Reviewed by Dennis Schwartz

Old-fashioned classic romantic film that doesn’t hold-up to modern standards, but the b/w film masterfully manages to let us know in a meaningful way the timeless message of how cruelly the world treats its true artists. Star, producer, co-writer and director Guru Dutt (“Baaz”/”Jaal”/”Kaagaz Ke Phool“) laces the tragic love story of a struggling poet with at least ten lively S.D. Burmansongs (giving us a preview of the soon to be Bollywood). The hammy performance by Dutt as the impoverished college grad poet, Vijay, may shamelessly pull on the heart strings and his story may be grounded in formulaic melodrama; nevertheless, the dark story of a poet trying to survive in India after the British colonialists left is affecting. This is perhaps Dutt’s best film. Some critics call it a masterpiece.

Dutt was a major auteur of India’s golden age. This bleak film tells of a homeless poet, loved by his widowed mom (Leela Mishra) but taunted as a failure by his two doltish adult brothers. Vijay is befriended only by streetwalker Gulabo (Waheeda Rehman), who got hold of his poems when his uncouth brother (Mehmood) sold them to a grocer for wastepaper and Gulabo bought it.
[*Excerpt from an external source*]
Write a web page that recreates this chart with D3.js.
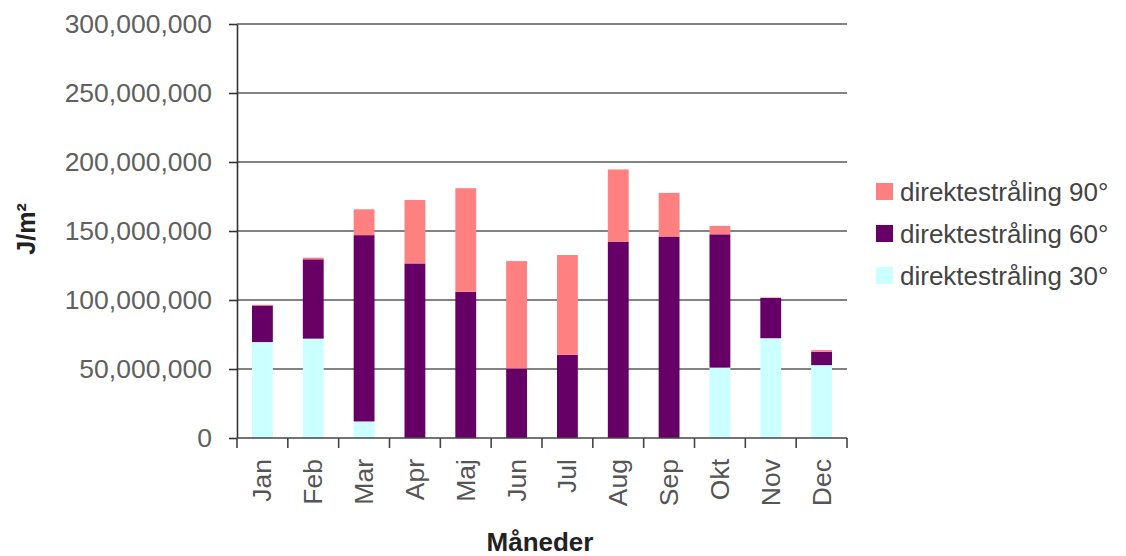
<!DOCTYPE html>
<html>
<head>
<meta charset="utf-8">
<script src="https://cdn.jsdelivr.net/npm/d3@7"></script>
<style>
  html, body { margin: 0; padding: 0; background: #fff; }
  svg { display: block; font-family: "Liberation Sans", Arial, sans-serif; }
</style>
</head>
<body>
<svg id="chart" width="1126" height="556"></svg>
<script>
const months = ["Jan", "Feb", "Mar", "Apr", "Maj", "Jun", "Jul", "Aug", "Sep", "Okt", "Nov", "Dec"];
const direkte30 = [69500000, 72000000, 12000000, 0, 0, 0, 0, 0, 0, 51000000, 72300000, 52800000];
const direkte60 = [26500000, 57500000, 135000000, 126500000, 106000000, 50400000, 60300000, 142300000, 146000000, 96600000, 29200000, 9700000];
const direkte90 = [500000, 1200000, 18700000, 46000000, 75000000, 77800000, 72300000, 52300000, 31600000, 6100000, 300000, 1200000];
const yTicks = [0, 50000000, 100000000, 150000000, 200000000, 250000000, 300000000];

const seriesKeys = ["d30", "d60", "d90"];
const seriesNames = { d30: "direktestråling 30°", d60: "direktestråling 60°", d90: "direktestråling 90°" };
const colors = { d30: "#ccffff", d60: "#660066", d90: "#ff8080" };

const table = months.map((m, i) => ({ month: m, d30: direkte30[i], d60: direkte60[i], d90: direkte90[i] }));

const svg = d3.select("#chart");
const plot = { left: 237, right: 847, top: 24, bottom: 438 };

const x = d3.scaleBand()
  .domain(months)
  .range([plot.left, plot.right])
  .paddingInner(0.59)
  .paddingOuter(0.295);

const y = d3.scaleLinear()
  .domain([0, 300000000])
  .range([plot.bottom, plot.top]);

// gridlines
svg.append("g")
  .selectAll("line")
  .data(yTicks.filter(d => d > 0))
  .join("line")
  .attr("x1", plot.left)
  .attr("x2", plot.right)
  .attr("y1", d => y(d))
  .attr("y2", d => y(d))
  .attr("stroke", "#5a5a5a")
  .attr("stroke-width", 1.6);

// stacked bars
const stacked = d3.stack().keys(seriesKeys)(table);

svg.append("g")
  .selectAll("g")
  .data(stacked)
  .join("g")
  .attr("fill", d => colors[d.key])
  .selectAll("rect")
  .data(d => d)
  .join("rect")
  .attr("x", d => x(d.data.month))
  .attr("width", x.bandwidth())
  .attr("y", d => y(d[1]))
  .attr("height", d => y(d[0]) - y(d[1]));

// y axis
const yAxis = svg.append("g")
  .attr("transform", `translate(${plot.left},0)`)
  .call(d3.axisLeft(y).tickValues(yTicks).tickSize(8).tickSizeOuter(0).tickPadding(17).tickFormat(d3.format(",")));
yAxis.select(".domain").attr("stroke", "#333").attr("stroke-width", 1.6);
yAxis.selectAll(".tick line").attr("stroke", "#333").attr("stroke-width", 1.6);
yAxis.selectAll(".tick text")
  .attr("fill", "#606060")
  .style("font-size", "26.5px");

// x axis
const step = x.step();
const boundaries = d3.range(months.length + 1).map(i => x.range()[0] + i * step);
const xAxis = svg.append("g");
xAxis.append("line")
  .attr("x1", plot.left).attr("x2", plot.right)
  .attr("y1", plot.bottom).attr("y2", plot.bottom)
  .attr("stroke", "#444").attr("stroke-width", 1.6);
xAxis.selectAll(".xtick")
  .data(boundaries)
  .join("line")
  .attr("class", "xtick")
  .attr("x1", d => d).attr("x2", d => d)
  .attr("y1", plot.bottom).attr("y2", plot.bottom + 10)
  .attr("stroke", "#444").attr("stroke-width", 1.6);
xAxis.selectAll(".xlabel")
  .data(months)
  .join("text")
  .attr("class", "xlabel")
  .attr("transform", d => `translate(${x(d) + x.bandwidth() / 2 + 9},459) rotate(-90)`)
  .attr("text-anchor", "end")
  .attr("fill", "#555")
  .style("font-size", "26.5px")
  .text(d => d);

// axis titles
svg.append("text")
  .attr("x", 540)
  .attr("y", 551)
  .attr("text-anchor", "middle")
  .attr("font-weight", "bold")
  .attr("fill", "#222")
  .style("font-size", "26px")
  .text("Måneder");

svg.append("text")
  .attr("transform", "translate(35,229) rotate(-90)")
  .attr("text-anchor", "middle")
  .attr("font-weight", "bold")
  .attr("fill", "#222")
  .style("font-size", "25px")
  .text("J/m²");

// legend
const legendKeys = ["d90", "d60", "d30"];
const legend = svg.append("g")
  .selectAll("g")
  .data(legendKeys)
  .join("g")
  .attr("transform", (d, i) => `translate(876,${183 + i * 42})`);
legend.append("rect")
  .attr("width", 17).attr("height", 17)
  .attr("fill", d => colors[d]);
legend.append("text")
  .attr("x", 24)
  .attr("y", 8.5)
  .attr("dy", "0.35em")
  .attr("fill", "#444")
  .style("font-size", "26px")
  .text(d => seriesNames[d]);
</script>
</body>
</html>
She memorized the poems and turned them into songs. The streetwalker and poet meet after he hears her beautifully singing his poems in the street.

There’s a glimmer of hope for Vijay, after his poems are rejected by traditionalists because they are about hunger and not romance, when he meets again at his college reunion his former girlfriend Meena (Mala Sinha) and her publisher hubby Mr. Ghosh (Waheeda Rehman). He’s hired by the publisher. But soon out of jealousy, he’s fired. Things turn desperate as Vijay contemplates suicide, and tells this to the prostitute. When it’s thought he’s dead because he vanishes, his death is announced in the newspapers. Thereby his poems get published and posthumously he’s recognized as a great poet.

The story is set in Calcutta’s post-Partition India, and its satisfying spirited study of a determined man craving for art, love and humanity is pleasing to our intellectual sensibilities and shows off Dutt as a visionary filmmaker.